Arizona is the only state that does not allow local jurisdictions to create tax increment financing (TIF) districts, and it offers no film tax credits. But it does have the Rio Nuevo TIF at the state level and the Government Property Lease Excise Tax at the local level that divert revenues from public coffers.
Most of Arizona’s state incentive programs are administered by the Arizona Commerce Authority (ACA)—the public-private-partnered economic development agency that succeeded the Arizona Department of Commerce in 2010.
The ACA issues annual reports on all its incentives, but the amount of information provided varies by program due to confidentiality laws. Some, like the Quality Jobs Tax Credit, have the projected and actual number of new jobs created, while others, like the Computer Data Center Program, have hardly any useful information. What’s worse, the costs of the largest economic development tax expenditure by far—the Research and Development Non-Refundable Tax Credit administered by the Department of Revenue—are not disclosed at all.

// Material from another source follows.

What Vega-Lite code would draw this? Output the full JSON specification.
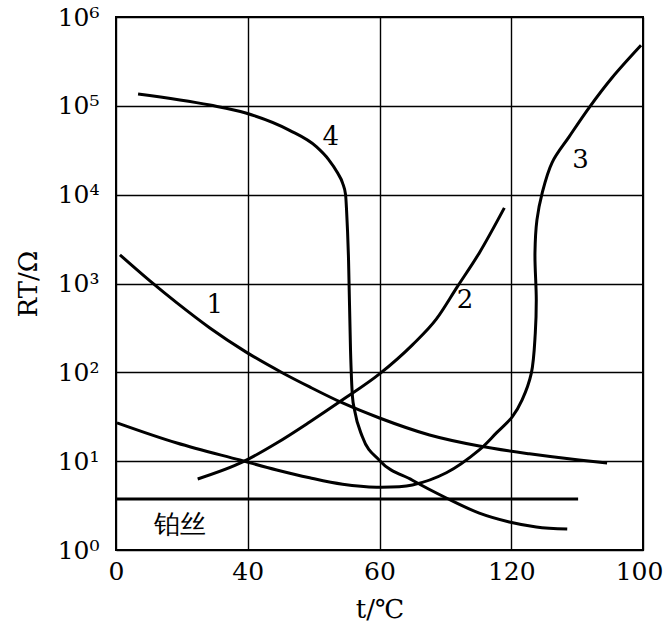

As for aggregate program costs, the Office of Economic Research and Analysis in the Department of Revenue issues tax expenditure reports every year. The General Accounting Office in the Department of Administration publishes the Annual Comprehensive Financial Reports (ACFRs), but they don’t have any cost information for any of the major tax incentive programs except for the Rio Nuevo TIF. Arizona’s municipalities generally report tax abatements in accordance with Statement No. 77, but none of its school districts do.
Established in 2002, the Joint Legislative Income Tax Credit Review Committee issues annual evaluations of income tax credits on variable cycles (of which the R&D tax credit is one) on variable cycles but the lack of analytical rigor and the powerlessness of the legislative staff analysts stand in the way of policy changes.